Roger Nusbaum submits: Michael Kahn touched on an interesting point that comes up now and then. His column yesterday was about the financial sector lagging against the S&P 500. The basic idea is that the rally may be suspect or tiring if its biggest sector is lagging.

Here is the financial sector as measured by iShares Financial (IYF) against the S&P 500. The financials account for about 20% of the S&P 500:

IYF vs SPY 24 10 06

Here is tech as measured by iShares Tech (IYW), roughly 15% of the market, against the S&P 500. If there is a rolling over here it is certainly much more subtle than with financials.

IYW vs SPY 24 10 06

Here is iShares Health (IYH) which had a big lag which may or may not be retracing, you can decide for yourself.

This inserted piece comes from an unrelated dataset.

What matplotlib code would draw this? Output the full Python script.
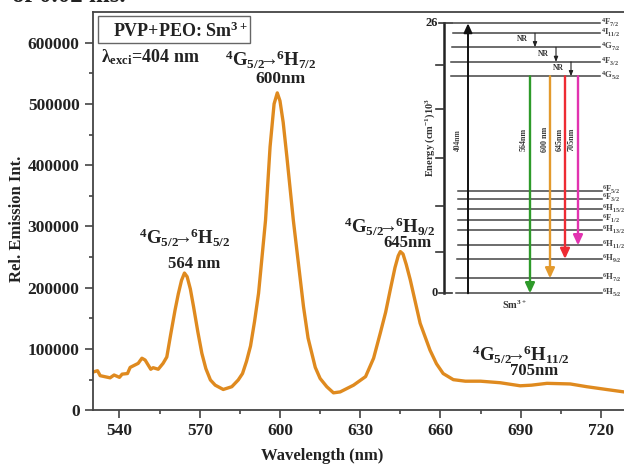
import matplotlib
matplotlib.use("Agg")
import matplotlib.pyplot as plt
from matplotlib.patches import Rectangle

plt.rcParams['font.family'] = ['Liberation Serif', 'DejaVu Sans']
plt.rcParams['font.weight'] = 'bold'
plt.rcParams['mathtext.fontset'] = 'custom'
plt.rcParams['mathtext.rm'] = 'Liberation Serif:bold'
plt.rcParams['mathtext.it'] = 'Liberation Serif:bold'
plt.rcParams['mathtext.bf'] = 'Liberation Serif:bold'
plt.rcParams['mathtext.fallback'] = 'stix'
plt.rcParams['mathtext.default'] = 'rm'

# Spectrum
wavelength = [530.3, 531.8, 532.8, 536.5, 538, 540, 541, 543, 544, 547, 548.4, 549.6, 551.7, 552.6,
              554.5, 556.3, 557.7, 559.2, 560.8, 562, 563.2, 564.3, 565.3, 566.5, 567.7, 569.3, 570.8,
              572.3, 574, 575.8, 578.8, 582, 584.4, 586, 587.5, 589, 590.5, 592, 594.6, 596.3, 597.8,
              599, 600, 601.2, 602.6, 605, 608.8, 610.5, 613.2, 615, 617.5, 620, 622.5, 627.5, 632,
              635, 637.5, 639.5, 641.2, 643, 644.2, 645, 646, 647.2, 648.7, 652.4, 656.1, 658.5, 661,
              664.8, 669.3, 675, 682.3, 689.8, 694, 699.8, 708.5, 714.7, 722, 728.6]
intensity = [62700, 64600, 56500, 53000, 57600, 53800, 59000, 60000, 70000, 76600, 85000, 82000, 67000,
             69500, 67000, 76600, 87000, 125000, 164000, 190000, 212000, 224000, 218000, 198000, 169000,
             128000, 93000, 68000, 49500, 41000, 34000, 38500, 49500, 60000, 80000, 105000, 145000, 191000,
             310000, 430000, 500000, 518000, 505000, 470000, 413000, 310000, 169000, 118000, 70000, 52000,
             38500, 28500, 30000, 41000, 55000, 85000, 126000, 160000, 196000, 233000, 252000, 259000,
             255000, 238000, 213000, 142000, 98000, 76000, 60000, 50000, 47500, 47500, 45000, 40000, 41000,
             44000, 43000, 38500, 34000, 30000]
x_major = [540, 570, 600, 630, 660, 690, 720]
x_minor = [555, 585, 615, 645, 675, 705]
y_major = [0, 100000, 200000, 300000, 400000, 500000, 600000]
y_minor = [50000, 150000, 250000, 350000, 450000, 550000]

# Energy level diagram (energy in 10^3 cm^-1; x positions in inset units)
upper_levels = [26.0, 25.04, 23.69, 22.28, 20.9]
upper_starts = [43, 43, 42, 41, 41]
lower_levels = [9.86, 9.12, 8.12, 7.09, 6.07, 4.62, 3.31, 1.44, 0.0]
lower_starts = [48, 48, 48, 48, 48, 48, 47, 46, 46]
energy_ticks = [0, 3.98, 8.4, 13.0, 17.7, 22.0, 26]
emission_x = [120, 140, 155, 168]
emission_end = [0.0, 1.44, 3.31, 4.62]
emission_colors = ['#2e9a2a', '#e39a2d', '#ee2b33', '#e233b0']
emission_label_x = [114, 135, 150, 162]
emission_labels = ['564nm', '600 nm', '645nm', '705nm']
upper_names = [('4', 'F', '7/2'), ('4', 'I', '11/2'), ('4', 'G', '7/2'), ('4', 'F', '3/2'), ('4', 'G', '5/2')]
lower_names = [('6', 'F', '5/2'), ('6', 'F', '3/2'), ('6', 'H', '15/2'), ('6', 'F', '1/2'), ('6', 'H', '13/2'),
               ('6', 'H', '11/2'), ('6', 'H', '9/2'), ('6', 'H', '7/2'), ('6', 'H', '5/2')]
nr_x = [125, 146, 161]
nr_top = [25.04, 23.69, 22.28]
nr_bottom = [23.69, 22.28, 20.9]

W, H = 624, 466
fig = plt.figure(figsize=(W / 100, H / 100), dpi=100)
fig.patch.set_facecolor('white')
ax = fig.add_axes([92.7 / W, 1 - 410.3 / H, (W - 92.7) / W, (410.3 - 12) / H])
ax.plot(wavelength, intensity, color='#df8a1f', lw=2.4, solid_joinstyle='round')
ax.set_xlim(530, 728.6)
ax.set_ylim(0, 650000)
ax.spines['right'].set_visible(False)
for s in ['left', 'bottom', 'top']:
    ax.spines[s].set_linewidth(1.3)
    ax.spines[s].set_color('#444444')
ax.set_xticks(x_major)
ax.set_xticks(x_minor, minor=True)
ax.set_yticks(y_major)
ax.set_yticks(y_minor, minor=True)
ax.tick_params(axis='both', which='major', length=5.5, width=1.2, labelsize=12.5, color='#444444', pad=4,
               labelcolor='#222222')
ax.tick_params(axis='both', which='minor', length=3, width=1.2, color='#444444')


def ftext(px, py, s, size=12.5, **kw):
    kw.setdefault('ha', 'center')
    kw.setdefault('va', 'center')
    kw.setdefault('color', '#222222')
    return fig.text(px / W, 1 - py / H, s, fontsize=size, fontweight='bold', **kw)


ftext(322, 456, 'Wavelength (nm)', size=12)
ftext(17, 219, 'Rel. Emission Int.', size=12, rotation=90)

fig.add_artist(Rectangle((97.5 / W, 1 - 42.5 / H), 152.5 / W, 26.5 / H, transform=fig.transFigure,
                         fc='white', ec='#666666', lw=1))
ftext(180, 31, r'PVP+PEO: Sm$^{3+}$', size=13)
ftext(150, 57, r'$\lambda_{exci}$=404 nm', size=13)


def transition(px, py, upper, sub):
    s = rf'$^{{{upper[0]}}}${upper[1]}$_{{5/2}}$$\!\!\!\rightarrow\!\!$$^{{6}}$H$_{{{sub}}}$'
    return ftext(px, py, s, size=13.5)


transition(271, 60, ('4', 'G'), '7/2')
ftext(281, 79, '600nm', size=12.5)
transition(184.5, 238, ('4', 'G'), '5/2')
ftext(194, 264, '564 nm', size=12)
transition(390, 227, ('4', 'G'), '9/2')
ftext(407, 243, '645nm', size=12)
transition(521, 355, ('4', 'G'), '11/2')
ftext(534, 371, '705nm', size=12)
fig.text(12 / W, 1 - 1.6 / H, 'of 0.02 ms.', fontsize=18, fontweight='bold', ha='left', va='baseline',
         color='#222222')

# Inset energy diagram
ix0, ix1 = 410, 624
ins = fig.add_axes([ix0 / W, 1 - 293.3 / H, (ix1 - ix0) / W, 270 / H])
ins.patch.set_alpha(0)
ins.set_xlim(0, ix1 - ix0)
ins.set_ylim(0, 26)
for s in ins.spines.values():
    s.set_visible(False)
ins.set_xticks([])
ins.set_yticks([])

axis_x = 33.5
ins.plot([axis_x, axis_x], [0, 26], color='#222222', lw=1.8, clip_on=False)
for t in energy_ticks:
    if t in (0, 26):
        ins.plot([axis_x - 5, axis_x + 8], [t, t], color='#333333', lw=1.2, clip_on=False)
    else:
        ins.plot([axis_x - 8, axis_x], [t, t], color='#333333', lw=1.2, clip_on=False)
ins.text(axis_x - 6, 26, '26', ha='right', va='center', fontsize=9, color='#222222')
ins.text(axis_x - 6, 0, '0', ha='right', va='center', fontsize=9, color='#222222')
ins.text(20, 15, r'Energy (cm$^{-1}$)10$^{3}$', rotation=90, ha='center', va='center', fontsize=7.5,
         color='#333333')

for lvl, st in zip(upper_levels, upper_starts):
    ins.plot([st, 190], [lvl, lvl], color='#444444', lw=1.1, clip_on=False)
for lvl, st in zip(lower_levels, lower_starts):
    ins.plot([st, 192], [lvl, lvl], color='#444444', lw=1.1, clip_on=False)

# 404 nm excitation
ins.annotate('', xy=(58, 26), xytext=(58, 0),
             arrowprops=dict(arrowstyle='-|>,head_width=0.25,head_length=0.55', color='#111111', lw=1.4,
                             shrinkA=0, shrinkB=0))
ins.text(48, 14.8, '404nm', rotation=90, ha='center', va='center', fontsize=5.5, color='#444444')

for x, end, c in zip(emission_x, emission_end, emission_colors):
    ins.annotate('', xy=(x, end), xytext=(x, 20.9),
                 arrowprops=dict(arrowstyle='-|>,head_width=0.28,head_length=0.6', color=c, lw=1.7,
                                 shrinkA=0, shrinkB=0))
for x, lab in zip(emission_label_x, emission_labels):
    ins.text(x, 14.8, lab, rotation=90, ha='center', va='center', fontsize=5.8, color='#333333')

for x, a, b in zip(nr_x, nr_top, nr_bottom):
    ins.annotate('', xy=(x, b), xytext=(x, a),
                 arrowprops=dict(arrowstyle='-|>,head_width=0.12,head_length=0.3', color='#222222', lw=0.8,
                                 shrinkA=0, shrinkB=0))
    ins.text(x - 13, (a + b) / 2 + 0.1, 'NR', ha='center', va='center', fontsize=5.5, color='#333333')

for lvl, (a, b, c) in zip(upper_levels, upper_names):
    ins.text(191, lvl + 0.05, rf'$^{{{a}}}${b}$_{{{c}}}$', ha='left', va='center', fontsize=6.3,
             color='#444444', clip_on=False)
for lvl, (a, b, c) in zip(lower_levels, lower_names):
    ins.text(192, lvl + 0.05, rf'$^{{{a}}}${b}$_{{{c}}}$', ha='left', va='center', fontsize=6.3,
             color='#444444', clip_on=False)
ins.text(105, -1.1, r'Sm$^{3+}$', ha='center', va='center', fontsize=7.5, color='#333333', clip_on=False)

fig.savefig('out.png', dpi=100, facecolor='white')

Health's weight is about 15%.

IYH vs SPY 24 10 06

The last one is iShares Energy (IYE) which is about 10% of the market. This ratio may have found a bottom too.

IYE vs SPY 24 10 06

The point of this post is that arguably the rally of the last few weeks has come without the support of some big sectors. This sort of action historically is a negative for the market as evidence of a tiring rally. It clearly does not have to play out negatively, and certainly there have been plenty of things this year that usually hinder markets but have seemingly had no effect.

The issue addressed here will either matter or it won't, but these sectors probably need to turn up relative to the market for the rally to continue.